Le médecin espagnol Nicolas Monardes (1493-1599) utilisait quant à lui le fer pour traiter la dysenterie et les règles douloureuses. Lazare Rivière (1589-1655), un médecin de Louis XIII connu comme créateur de la « Potion de Rivière » antiémétique, publia en 1640 une Praxis Medica où il conseillait le recours à du fer dissout dans un vin acide pour contrer la chlorose ou morbus virgineus, une maladie des jeunes filles attribuée à des troubles psychiques, connue comme « maladie verte » en Angleterre, et décrite dès le XVIe siècle - en fait une anémie hypochrome liée notamment à diverses formes de malnutrition -.
En 1681, l’Anglais Thomas Sydenham (1624-1689) traitait ce qu’il tenait comme une maladie nerveuse causée par la « faiblesse des esprits animaux » par des pilules à base de fer accompagnées… de vin d’armoise. À la même époque, l’apothicaire parisien Pierre Pomet (1658-1699) recommandait le « crocus martis », qui n’est autre qu’un oxyde ferrique hydraté.
Référence à Mars.
Le regard porté sur la chlorose évolua à partir des années 1830 lorsque l’on suspecta le rôle d’un déficit en fer dans le sang. En 1845, Auguste Saint-Arroman préconisait ainsi un « chocolat médicinal » contenant de la limaille de fer pour soigner la fameuse chlorose.
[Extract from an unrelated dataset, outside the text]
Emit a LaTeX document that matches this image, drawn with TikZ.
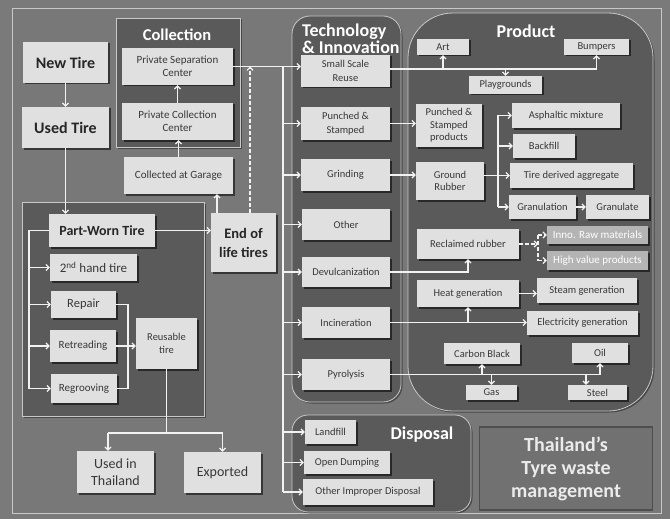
\documentclass[tikz,border=0pt]{standalone}
\usepackage{fontspec}
\setmainfont{Carlito}
\usetikzlibrary{arrows.meta,shadows}
\definecolor{bgc}{HTML}{7A7A7A}
\definecolor{framebg}{HTML}{787878}
\definecolor{panel}{HTML}{5A5A5A}
\definecolor{boxc}{HTML}{E0E0E0}
\definecolor{txtc}{HTML}{383838}
\definecolor{linec}{HTML}{F2F2F2}
\definecolor{framec}{HTML}{C8C8C8}
\definecolor{innoc}{HTML}{B4B4B4}
\definecolor{thaic}{HTML}{717171}
\definecolor{thaiborder}{HTML}{4E4E4E}
\tikzset{
  box/.style={fill=boxc, text=txtc, align=center, inner sep=1pt,
    font=\fontsize{10.5}{12.5}\selectfont,
    drop shadow={shadow xshift=1.5pt, shadow yshift=-1.5pt, opacity=0.55, fill=black}},
  bigbox/.style={font=\bfseries\fontsize{16}{18}\selectfont, text=black!85},
  midbold/.style={font=\bfseries\fontsize{14.5}{19}\selectfont, text=black!85},
  fourteen/.style={font=\fontsize{14}{17}\selectfont},
  eleven/.style={font=\fontsize{11}{13}\selectfont},
  twelve/.style={font=\fontsize{12.5}{14}\selectfont},
  innobox/.style={fill=innoc, text=white, font=\fontsize{11}{12}\selectfont},
  panelbox/.style={fill=panel, draw=framec, line width=0.8pt,
    drop shadow={shadow xshift=1.5pt, shadow yshift=-1.5pt, opacity=0.4, fill=black}},
  ttl/.style={text=white, font=\bfseries\fontsize{18}{17}\selectfont, inner sep=0pt},
  conn/.style={draw=linec, line width=1.2pt},
  arr/.style={conn, -{Straight Barb[length=3pt,width=6pt]}},
  dconn/.style={conn, dash pattern=on 3.5pt off 2.5pt},
  darr/.style={dconn, -{Straight Barb[length=3pt,width=6pt]}},
}
\newcommand\bx[7][]{\node[box,minimum width={(#5-#3)*1pt},minimum height={(#6-#4)*1pt},#1] (#2) at ({(#3+#5)/2},{(#4+#6)/2}) {#7};}
\begin{document}
\begin{tikzpicture}[x=1pt,y=-1pt]
\useasboundingbox (0,0) rectangle (670,519);
\fill[bgc] (0,0) rectangle (670,519);
\draw[framec, line width=1pt, fill=framebg] (12,9) rectangle (661,513);

% panels
\path[panelbox] (116,18) rectangle (240,147);
\path[panelbox] (22,202) rectangle (204,416);
\path[panelbox, rounded corners=18pt] (292,16) rectangle (401,402);
\path[panelbox, rounded corners=45pt] (408,13) rectangle (653,411);
\path[panelbox, rounded corners=16pt] (292,415) rectangle (471,512);
\node[draw=thaiborder, line width=1.5pt, fill=thaic, minimum width=173pt, minimum height=83pt, inner sep=0pt,
  text=white!92!black, font=\bfseries\fontsize{20}{23}\selectfont, align=center] (thai) at (566,468.5)
  {Thailand’s\\Tyre waste\\management};

% titles
\node[ttl, font=\bfseries\fontsize{16.5}{17}\selectfont] (tcol) at (177,35) {Collection};
\node[ttl, anchor=west, align=left] (ttech) at (302,39) {Technology\\\& Innovation};
\node[ttl] (tprod) at (526,31) {Product};
\node[ttl] (tdisp) at (422,435) {Disposal};

% left side
\bx[bigbox]{newt}{23}{42}{108}{83}{New Tire}
\bx[bigbox]{used}{22}{107}{109}{148}{Used Tire}
\bx[eleven]{psc}{122}{48}{233}{85}{Private Separation\\Center}
\bx[eleven]{pcc}{122}{103}{233}{140}{Private Collection\\Center}
\bx[eleven]{cag}{124}{157}{233}{194}{Collected at Garage}
\bx[font=\bfseries\fontsize{14}{16}\selectfont, text=black!85]{pwt}{49}{214}{155}{247}{Part-Worn Tire}
\bx[font=\fontsize{13}{14}\selectfont]{sh}{50}{254}{137}{281}{2\textsuperscript{nd} hand tire}
\bx[twelve]{rep}{51}{291}{116}{318}{Repair}
\bx[eleven]{ret}{50}{330}{116}{362}{Retreading}
\bx[eleven]{rgr}{51}{374}{117}{403}{Regrooving}
\bx[font=\fontsize{10.5}{13}\selectfont]{reu}{136}{318}{197}{369}{Reusable\\tire}
\bx[fourteen]{uit}{77}{451}{154}{493}{Used in\\Thailand}
\bx[fourteen]{expo}{184}{452}{261}{493}{Exported}
\bx[midbold]{eol}{211}{213}{276}{272}{End of\\life tires}

% technology
\bx[font=\fontsize{10.5}{14}\selectfont]{ssr}{301}{55}{390}{87}{Small Scale\\Reuse}
\bx[font=\fontsize{10.5}{14}\selectfont]{pst}{301}{107}{390}{140}{Punched \&\\Stamped}
\bx{grd}{301}{159}{390}{191}{Grinding}
\bx{oth}{302}{209}{390}{240}{Other}
\bx{dev}{302}{257}{390}{287}{Devulcanization}
\bx{inc}{302}{307}{390}{338}{Incineration}
\bx{pyr}{302}{359}{390}{390}{Pyrolysis}

% product
\bx{art}{417}{39}{469}{55}{Art}
\bx{bmp}{564}{39}{629}{55}{Bumpers}
\bx{pg}{469}{76}{542}{94}{Playgrounds}
\bx{psp}{416}{104}{482}{147}{Punched \&\\Stamped\\products}
\bx{asp}{512}{103}{620}{128}{Asphaltic mixture}
\bx{bf}{513}{134}{575}{158}{Backfill}
\bx{tda}{510}{163}{633}{188}{Tire derived aggregate}
\bx{gr}{416}{162}{484}{200}{Ground\\Rubber}
\bx{gran}{509}{195}{576}{219}{Granulation}
\bx{glt}{586}{195}{649}{219}{Granulate}
\bx{rr}{417}{229}{519}{259}{Reclaimed rubber}
\bx[innobox]{inno}{547}{226}{648}{244}{Inno. Raw materials}
\bx[innobox]{hv}{547}{251}{648}{270}{High value products}
\bx{heat}{417}{280}{519}{307}{Heat generation}
\bx{steam}{537}{278}{637}{303}{Steam generation}
\bx{elec}{527}{311}{638}{335}{Electricity generation}
\bx{cb}{444}{343}{520}{364}{Carbon Black}
\bx{oil}{572}{343}{628}{363}{Oil}
\bx{gas}{466}{385}{517}{400}{Gas}
\bx{stl}{568}{385}{627}{400}{Steel}

% disposal
\bx{lf}{305}{420}{356}{444}{Landfill}
\bx{od}{304}{451}{390}{474}{Open Dumping}
\bx{oid}{303}{479}{433}{505}{Other Improper Disposal}

% helper coordinates
\coordinate (tr) at (283,0);
\coordinate (pl) at (29,0);
\coordinate (rj) at (128,0);
\coordinate (rb) at (0,433);
\coordinate (g1) at (217,0);
\coordinate (g2) at (250,0);
\coordinate (gx) at (498,0);
\coordinate (dx) at (538,0);
\coordinate (sx) at (586,0);
\coordinate (ux) at (108,0);

% left connectors
\draw[arr] (newt.south) -- (used.north);
\draw[arr] (used.south) -- (used.south |- pwt.north);
\draw[conn] (pwt.west) -| (pl |- rgr.west);
\foreach \n in {sh,rep,ret,rgr} \draw[arr] (pl |- \n.west) -- (\n.west);
\draw[arr] (pwt.east) -- (pwt.east -| eol.west);
\draw[conn] (rep.east) -| (rj |- rgr.east) -- (rgr.east);
\draw[arr] (ret.east) -- (ret.east -| reu.west);
\draw[conn] (reu.south) -- (reu.south |- rb);
\draw[conn] (ux |- rb) -- (expo.north |- rb);
\draw[arr] (ux |- rb) -- (ux |- uit.north);
\draw[arr] (expo.north |- rb) -- (expo.north);
\draw[arr] (g1 |- eol.north) -- (g1 |- cag.south);
\draw[arr] (cag.north) -- (cag.north |- pcc.south);
\draw[arr] (pcc.north) -- (psc.south);

% trunk
\draw[conn] (psc.east) -- (tr |- psc.east) -- (tr |- oid.west);
\draw[arr] (tr |- psc.east) -- (psc.east -| ssr.west);
\foreach \n in {pst,grd,oth,dev,inc,pyr,lf,od,oid} \draw[arr] (tr |- \n.west) -- (\n.west);
\draw[darr] (g2 |- eol.north) -- (g2 |- psc.east);

% product connectors
\draw[conn] ([yshift=2pt]ssr.east) -- ([yshift=2pt]ssr.east -| bmp.south);
\draw[arr] ([yshift=2pt]ssr.east -| art.south) -- (art.south);
\draw[arr] ([yshift=2pt]ssr.east -| bmp.south) -- (bmp.south);
\draw[arr] ([yshift=2pt]ssr.east -| pg.north) -- (pg.north);
\draw[arr] (pst.east) -- (pst.east -| psp.west);
\draw[arr] (grd.east) -- (grd.east -| gr.west);
\draw[arr] (gr.east |- tda.west) -- (tda.west);
\draw[conn] (gx |- asp.west) -- (gx |- gran.west);
\foreach \n in {asp,bf,gran} \draw[arr] (gx |- \n.west) -- (\n.west);
\draw[arr] (gran.east) -- (glt.west);
\draw[arr] (dev.east) -| (rr.south);
\draw[darr] (rr.east) -- (dx |- rr.east);
\draw[dconn] (dx |- inno.west) -- (dx |- hv.west);
\draw[darr] (dx |- inno.west) -- (inno.west);
\draw[darr] (dx |- hv.west) -- (hv.west);
\draw[arr] (heat.east) -- (heat.east -| steam.west);
\draw[arr] (inc.east) -- (inc.east -| elec.west);
\draw[arr] (inc.east -| heat.south) -- (heat.south);
\draw[conn] (pyr.east) -- (pyr.east -| oil.south);
\draw[arr] (pyr.east -| oil.south) -- (oil.south);
\draw[arr] (pyr.east -| cb.south) -- (cb.south);
\draw[arr] (pyr.east -| gas.north) -- (gas.north);
\draw[arr] (pyr.east -| sx) -- (sx |- stl.north);
\end{tikzpicture}
\end{document}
Si l’utilisation de tels composés resta controversée jusqu’à vers 1860-1870, la plupart des médecins n’en prescrivaient pas moins déjà des « préparations martiales » (depuis la fin du XVIIe siècle, le terme de « martial » signifiait qui contient du fer ou à rapport au fer par référence au latin martialis, qui concerne Mars, dieu de la guerre, et la planète d’une couleur rougeâtre comme l’oxyde ferrique).
Les pilules ferrugineuses du docteur Jean-Pierre Blaud (1773-1859) constituèrent la première formulation intégrant non plus un oxyde mais du sulfate ferreux qu’il est aisé d’obtenir par action de l’acide sulfurique sur du fer : commercialisées en 1852 et présentées comme guérissant la maladie en dix à trente jours, elles s’imposèrent comme un traitement véritablement rationnel de l’anémie ferriprive. Elles furent suivies par d’innombrables autres formulations dont les célèbres « Pink Pilules for Pale People » (PPPP) de William Frederick Jackson, médecin à Brockville, dans l’Ontario, brevetées en 1886. Popularisées à la fin du XIXe siècle, elles furent distribuées en France à partir de 1893 sous le même nom de PPPP (« Pilules Pink pour Personnes Pâles »).